A recent project from Northern Arizona University demonstrates that, if you can make learning how to contribute to real-world open-source projects fun, students will learn more effectively. 

OSS-Doorway is a platform aimed at helping students learn to how to contribute to open-source projects using GitHub workflows through quests, tutorials and structured tasks, all done at their own pace. Northern Arizona University professors and students created the platform, which is funded in part by a National Science Foundation grant, with the goal of lowering the barrier to open-source participation, especially for beginners and students from groups who are historically underrepresented in tech fields. 

“We aim to help newcomers understand the OSS contribution model step by step, starting with non-code contributions and progressing toward more technical ones,” said Igor Steinmacher, associate professor in the School of Informatics, Computing, and Cyber Systems (SICCS) and co-principal investigator on the project. “We want to increase students’ confidence, sense of belonging and self-efficacy in collaborative software environments.” 

What is OSS-Doorway? 

The student dashboard of OSS-Doorway.
The student dashboard of OSS-Doorway. Top image: GitHub logo by Claudio Bórquez.

OSS is short for open-source software, which means source code is publicly available and anyone can change and distribute it. OSS-Doorway is a GitHub-native learning environment that guides users through “quests,” allowing them to practice key contribution activities such as navigating repositories, posting issues, setting up environments, interacting and submitting contributions to the site in a real-world environment. The system is self-paced and feedback-ready; the quests teach real skills and provide education while being interactive and fun. 
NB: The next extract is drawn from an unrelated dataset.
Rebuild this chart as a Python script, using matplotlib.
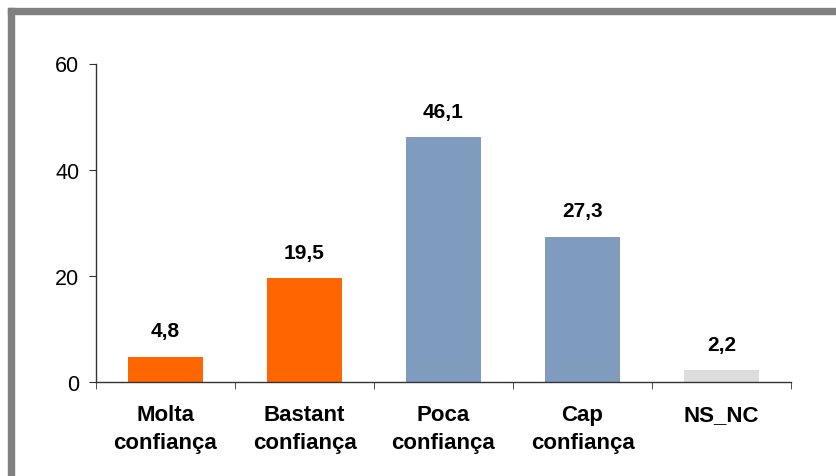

The platform also integrates AI-based feedback to generate contextual hints and guidance in real time, allowing students to iterate on their work and better understand the contribution process without leaving GitHub 

This platform helps, Steinmacher said, because a lot of people don’t know where to start or what resources to use to learn coding or GitHub itself. OSS Doorway keeps all the activity inside GitHub, breaks complex workflow into manageable tasks and provides immediate feedback. 
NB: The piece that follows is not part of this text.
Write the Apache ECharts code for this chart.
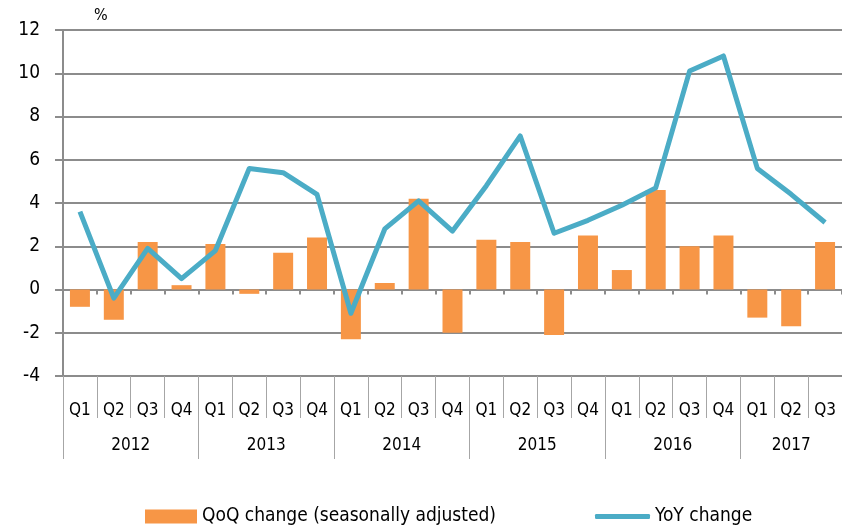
<!DOCTYPE html>
<html>
<head>
<meta charset="utf-8">
<script src="https://cdn.jsdelivr.net/npm/echarts@6/dist/echarts.min.js"></script>
<style>
  html, body { margin: 0; padding: 0; background: #fff; }
  #chart { width: 842px; height: 528px; }
</style>
</head>
<body>
<div id="chart"></div>
<script>
// chart data
const years = ['2012', '2013', '2014', '2015', '2016', '2017'];
const quartersPerYear = [4, 4, 4, 4, 4, 3];
const qoq = [-0.8, -1.4, 2.2, 0.2, 2.1, -0.2, 1.7, 2.4, -2.3, 0.3, 4.2, -2.0,
             2.3, 2.2, -2.1, 2.5, 0.9, 4.6, 2.0, 2.5, -1.3, -1.7, 2.2];
const yoy = [3.6, -0.4, 1.9, 0.5, 1.8, 5.6, 5.4, 4.4, -1.1, 2.8, 4.1, 2.7,
             4.8, 7.1, 2.6, 3.2, 3.9, 4.7, 10.1, 10.8, 5.6, 4.4, 3.1];
const yTicks = { min: -4, max: 12, interval: 2 };

// build the category lists
let quarterLabels = [];
let yearOfCat = [];
let yearStart = [];   // first index of each year
let yearLabelIdx = {}; // category index -> year shown there
years.forEach((y, i) => {
    yearStart.push(quarterLabels.length);
    let n = quartersPerYear[i];
    yearLabelIdx[quarterLabels.length + Math.floor((n - 1) / 2)] = y;
    for (let q = 1; q <= n; q++) {
        quarterLabels.push('Q' + q);
        yearOfCat.push(y);
    }
});

const font = "'Liberation Sans Narrow', 'DejaVu Sans Condensed', sans-serif";
const gridGray = '#8c8c8c';
const catCount = quarterLabels.length;

var myChart = echarts.init(document.getElementById('chart'));

var option = {
    backgroundColor: '#ffffff',
    animation: false,
    textStyle: { fontFamily: font },
    grid: { left: 63, right: 0, top: 30, bottom: 152 },
    graphic: [
        {
            type: 'text', left: 94, top: 8,
            style: { text: '%', font: '16px ' + font, fill: '#000' }
        }
    ],
    // two legends so the line key can be drawn as a thick bar
    legend: [
        {
            left: 140, top: 502,
            itemWidth: 52, itemHeight: 14,
            textStyle: { fontSize: 19, color: '#000', fontFamily: font },
            data: [{ name: 'QoQ change (seasonally adjusted)', icon: 'rect' }]
        },
        {
            left: 590, top: 502,
            itemWidth: 55, itemHeight: 5,
            textStyle: { fontSize: 19, color: '#000', fontFamily: font },
            data: [{ name: 'YoY change', icon: 'roundRect' }]
        }
    ],
    xAxis: [
        // axis at zero with small ticks
        {
            type: 'category',
            data: quarterLabels,
            axisLine: { onZero: true, lineStyle: { color: gridGray, width: 2 } },
            axisTick: { show: true, length: 5, lineStyle: { color: gridGray, width: 2 } },
            axisLabel: { show: false }
        },
        // quarter labels at the bottom
        {
            type: 'category',
            data: quarterLabels,
            position: 'bottom',
            axisLine: { onZero: false, show: true, lineStyle: { color: gridGray, width: 2 } },
            axisTick: { show: true, length: 42, interval: 0, lineStyle: { color: '#a6a6a6', width: 1 } },
            axisLabel: { show: true, interval: 0, margin: 26, fontSize: 17, color: '#000', fontFamily: font }
        },
        // year labels
        {
            type: 'category',
            data: yearOfCat,
            position: 'bottom',
            axisLine: { onZero: false, show: false },
            axisTick: {
                show: true, length: 83,
                interval: (idx) => yearStart.includes(idx) || idx === catCount,
                lineStyle: { color: '#a6a6a6', width: 1 }
            },
            axisLabel: {
                show: true, margin: 61, color: '#000', fontSize: 17, fontFamily: font,
                interval: (idx) => yearLabelIdx[idx] !== undefined,
                formatter: (val) => {
                    let n = quartersPerYear[years.indexOf(val)];
                    return n % 2 === 0 ? '{e|' + val + '}' : '{o|' + val + '}';
                },
                rich: {
                    e: { fontSize: 17, fontFamily: font, color: '#000', padding: [0, 0, 0, 34] },
                    o: { fontSize: 17, fontFamily: font, color: '#000' }
                }
            }
        }
    ],
    yAxis: {
        type: 'value',
        min: yTicks.min, max: yTicks.max, interval: yTicks.interval,
        axisLine: { show: true, lineStyle: { color: gridGray, width: 2 } },
        axisTick: { show: true, length: 8, lineStyle: { color: gridGray, width: 2 } },
        axisLabel: { fontSize: 19, color: '#000', margin: 23, fontFamily: font },
        splitLine: { show: true, lineStyle: { color: gridGray, width: 2 } }
    },
    series: [
        {
            name: 'QoQ change (seasonally adjusted)',
            type: 'bar',
            data: qoq,
            barWidth: '59%',
            itemStyle: { color: '#F79646' },
            z: 2
        },
        {
            name: 'YoY change',
            type: 'line',
            data: yoy,
            symbol: 'none',
            lineStyle: { color: '#4BACC6', width: 5, join: 'round' },
            itemStyle: { color: '#4BACC6' },
            z: 3
        }
    ]
};

option && myChart.setOption(option);
</script>
</body>
</html>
It provides a guided pathway through real GitHub workflows, as demonstrated in two different classrooms; students reported more engagement, more familiarity with GitHub and greater confidence in their ability to work with and contribute to OSS. 
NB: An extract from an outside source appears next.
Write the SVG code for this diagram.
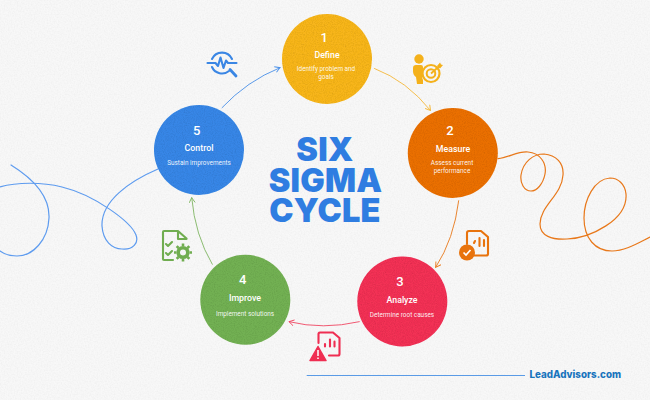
<svg xmlns="http://www.w3.org/2000/svg" width="650" height="400" viewBox="0 0 650 400">
<defs>
<style>
.num{font:500 13px Roboto,"Liberation Sans",sans-serif;fill:#fff;text-anchor:middle}
.name{font:500 8.800px Roboto,"Liberation Sans",sans-serif;fill:#fff;text-anchor:middle}
.desc{font:400 6.400px Roboto,"Liberation Sans",sans-serif;fill:#fff;text-anchor:middle;fill-opacity:.92}
.title{font:900 32.500px Inter,"Liberation Sans",sans-serif;fill:#2f7de1;text-anchor:middle;letter-spacing:.2px}
.c{fill:none;stroke-width:.9;stroke-linecap:round}
.sq{fill:none;stroke-width:1.200;stroke-linecap:round}
.ic{fill:none;stroke-width:2.100;stroke-linecap:round;stroke-linejoin:round}
</style>
<filter id="grain" x="0" y="0" width="100%" height="100%"><feTurbulence type="fractalNoise" baseFrequency="0.9" numOctaves="2" seed="4"/><feColorMatrix values="0 0 0 0 0 0 0 0 0 0 0 0 0 0 0 0 0 0 .4 -.17"/><feComposite in2="SourceGraphic" operator="in"/><feMerge><feMergeNode in="SourceGraphic"/><feMergeNode/></feMerge></filter>
<filter id="paper" x="0" y="0" width="100%" height="100%"><feTurbulence type="fractalNoise" baseFrequency="0.7" numOctaves="2" seed="9"/><feColorMatrix values="0 0 0 0 0 0 0 0 0 0 0 0 0 0 0 0 0 0 .12 -.04"/><feComposite in2="SourceGraphic" operator="in"/><feMerge><feMergeNode in="SourceGraphic"/><feMergeNode/></feMerge></filter>
<marker id="ay" markerWidth="8" markerHeight="8" refX="6" refY="3.5" orient="auto" markerUnits="userSpaceOnUse"><path d="M1,.5 L6,3.5 L1,6.5" fill="none" stroke="#f5b83a" stroke-width=".9"/></marker>
<marker id="ao" markerWidth="8" markerHeight="8" refX="6" refY="3.5" orient="auto" markerUnits="userSpaceOnUse"><path d="M1,.5 L6,3.5 L1,6.5" fill="none" stroke="#e8781a" stroke-width=".9"/></marker>
<marker id="ar" markerWidth="8" markerHeight="8" refX="6" refY="3.5" orient="auto" markerUnits="userSpaceOnUse"><path d="M1,.5 L6,3.5 L1,6.5" fill="none" stroke="#ef4763" stroke-width=".9"/></marker>
<marker id="ag" markerWidth="8" markerHeight="8" refX="6" refY="3.5" orient="auto" markerUnits="userSpaceOnUse"><path d="M1,.5 L6,3.5 L1,6.5" fill="none" stroke="#7fb562" stroke-width=".9"/></marker>
<marker id="ab" markerWidth="8" markerHeight="8" refX="6" refY="3.5" orient="auto" markerUnits="userSpaceOnUse"><path d="M1,.5 L6,3.5 L1,6.5" fill="none" stroke="#4a90e8" stroke-width=".9"/></marker>
</defs>
<rect width="650" height="400" fill="#f8f8f8" filter="url(#paper)"/>
<g id="squiggles">
<path class="sq" stroke="#5d9bef" d="M158,169 C130,181 101,201 102,226 C103,241 112,249 122,249 C133,250 139,243 136,235 C131,222 95,195 62,187 C42,182 17,182 0,187"/>
<path class="sq" stroke="#5d9bef" d="M11,165 C32,178 50,195 49,218 C48,240 33,256 17,256 C10,256 4,254 0,251"/>
<path class="sq" stroke="#e8781a" d="M498,158.700 C510,157 518,151 528,152 C540,153 547,163 545,174 C543,184 537,191 531,191 C524,191 520,183 521,175 C523,162 533,154 544,154 C556,155 564,163 563,175 C562,195 540,206 540,224 C540,236 552,240 567,239 C590,238 628,220 626,194 C625,184 618,178 610,178 C594,179 584,200 584,218 C584,238 595,251 612,251 C625,251 638,243 650,237"/>
</g>
<g id="connectors">
<path class="c" stroke="#f5b83a" marker-end="url(#ay)" d="M374.500,68.500 Q407,81 430.500,110.500"/>
<path class="c" stroke="#e8781a" marker-end="url(#ao)" d="M458.700,200.700 Q454,239 435.700,267.300"/>
<path class="c" stroke="#ef4763" marker-end="url(#ar)" d="M359.300,321.700 Q323,330 289,321.700"/>
<path class="c" stroke="#7fb562" marker-end="url(#ag)" d="M212.300,264.300 Q195,235 191.700,197.700"/>
<path class="c" stroke="#4a90e8" marker-end="url(#ab)" d="M222,107.700 Q247,81 280,67.700"/>
</g>
<g id="node-1"><circle cx="327" cy="59" r="45" fill="#f7b51e" filter="url(#grain)"/>
<text class="num" x="324.300" y="41.500">1</text><text class="name" x="327" y="57.800">Define</text><text class="desc" x="326" y="70.700">Identify problem and</text><text class="desc" x="326" y="78.500">goals</text></g>
<g id="node-2"><circle cx="452.800" cy="153" r="45" fill="#ea7000" filter="url(#grain)"/>
<text class="num" x="450" y="135">2</text><text class="name" x="453" y="151.800">Measure</text><text class="desc" x="452" y="165">Assess current</text><text class="desc" x="452" y="172.700">performance</text></g>
<g id="node-3"><circle cx="402.300" cy="301.500" r="45" fill="#f23055" filter="url(#grain)"/>
<text class="num" x="400" y="286">3</text><text class="name" x="402" y="303">Analyze</text><text class="desc" x="402" y="317">Determine root causes</text></g>
<g id="node-4"><circle cx="245.300" cy="299.800" r="45" fill="#72b052" filter="url(#grain)"/>
<text class="num" x="242.700" y="284">4</text><text class="name" x="245" y="301">Improve</text><text class="desc" x="245" y="315.500">Implement solutions</text></g>
<g id="node-5"><circle cx="199" cy="150" r="45" fill="#3786e6" filter="url(#grain)"/>
<text class="num" x="196.700" y="134.500">5</text><text class="name" x="199" y="151">Control</text><text class="desc" x="199" y="165">Sustain improvements</text></g>
<g id="title">
<text class="title" x="325" y="161">SIX</text>
<text class="title" x="325.500" y="191.700">SIGMA</text>
<text class="title" x="325" y="222.300">CYCLE</text>
</g>
<g id="icon-pulse" class="ic" stroke="#3a86e4">
<path d="M207.500,63 H215.500 L218,66 L220.500,57.500 L223.500,68 L226,60.500 L228,63 H236.500"/>
<path d="M212,59 A11,11 0 0 1 232,59"/><path d="M212,67 A11,11 0 0 0 229,71"/>
<path d="M230,69.500 L236,76" stroke-width="2.800"/>
</g>
<g id="icon-target">
<circle cx="419" cy="59" r="4.700" fill="#f4b11b"/>
<path d="M416,65 H421 Q423,65 423,67 V70 Q421,76 423,80 V84 H417 L416,77 Q413,75 413,71 V68 Q413,65 416,65 Z" fill="#f4b11b"/>
<g fill="none" stroke="#f4b11b"><circle cx="431" cy="73.500" r="8.500" stroke-width="2.200"/><circle cx="431" cy="73.500" r="4.300" stroke-width="2"/><path d="M431,73.500 L440,65.500" stroke-width="1.700"/></g>
<path d="M437,66 L440,62.500 L441,64.500 L443,65 L440,68.500 Z" fill="#f4b11b"/>
</g>
<g id="icon-doc-check">
<path class="ic" stroke="#e8730d" d="M467,244 V233 Q467,231 469,231 H481 L488,237 V254 Q488,255.500 486,255.500 H474"/>
<path class="ic" stroke="#e8730d" d="M474,243 L475,241 M479.500,246 V238 M484,246 V240"/>
<circle cx="467" cy="252.500" r="8" fill="#e8730d"/>
<path d="M463.500,252.500 L466,255 L470.500,250" fill="none" stroke="#fff" stroke-width="1.700"/>
</g>
<g id="icon-doc-warn">
<path class="ic" stroke="#ef2e52" d="M318.500,343 V334 Q318.500,332.500 320,332.500 H333 L339.500,338 V354 Q339.500,355.500 338,355.500 H329"/>
<path class="ic" stroke="#ef2e52" d="M325,346.500 V344 M330,346.500 V339.500 M334.500,346.500 V341.500"/>
<path d="M318,346.500 L326,360.500 H310 Z" fill="#ef2e52" stroke="#ef2e52" stroke-width="1.500" stroke-linejoin="round"/>
<path d="M318,350 V356 M318,357.500 V359" stroke="#fff" stroke-width="1.500"/>
</g>
<g id="icon-checklist">
<path class="ic" stroke="#70ad50" stroke-width="1.800" d="M173,260 H164 Q163,260 163,259 V232 Q163,231 164,231 H178 L186.500,238.500 V239 H178 V231"/>
<path class="ic" stroke="#70ad50" d="M166,244 L168,246 L172,242 M166,253 L168,255 L172,251"/>
<circle cx="183" cy="252.500" r="4.800" fill="none" stroke="#70ad50" stroke-width="3.600"/>
<path d="M183,243.500 V246 M183,259 V261.500 M174,252.500 H176.500 M189.500,252.500 H192 M176.700,246.200 L178.500,248 M187.500,257 L189.300,258.800 M176.700,258.800 L178.500,257 M187.500,248 L189.300,246.200" stroke="#70ad50" stroke-width="2.600"/>
</g>
<g id="brand">
<path d="M306.700,375.500 H525" stroke="#5a9be6" stroke-width="1.200"/>
<text x="529.500" y="377.500" font-family="Inter,'Liberation Sans',sans-serif" font-weight="800" font-size="9.800" textLength="91.500" lengthAdjust="spacingAndGlyphs" fill="#1874bd">LeadAdvisors.com</text>
</g>
</svg>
“Gamification in OSS-Doorway supports pacing, orientation and motivation through unlocking levels, cooperative tasks and timely clues,” Steinmacher said. “The goal is engagement and persistence, not competition.” 

In addition to Steinmacher and co-PI and SICCS professor Marco Gerosa, the team includes current and former students: 

  • Jadyn Calhoun (former undergrad) 
  • Karissa Smallwood (master’s student) 
  • Tomas Jauregui (alumnus) 
  • Connor Aiton (alumnus) 
  • Aaron J Santiago (alumnus) 
  • Kristiana Kirk (alumna) 
  • Italo Santos (Ph.D. alumnus) 
  • Pedro Oliveira (Ph.D. student) 
  • Misan Etchie (master’s student) 

Embracing the openness of open-source 

The inaugural platform is GitHub-native, but in a meta turn of events, OSS Doorway is itself open-source software, so future users could adapt it to other coding platforms. The design principles, tasks and inclusivity mechanisms could be reworked for use on other collaborative platforms. 

“A defining aspect of OSS-Doorway is its explicit focus on supporting people with different backgrounds and needs,” Steinmacher said. “The project is not only about teaching GitHub—it’s about redesigning onboarding to be accessible and learnable from the start.”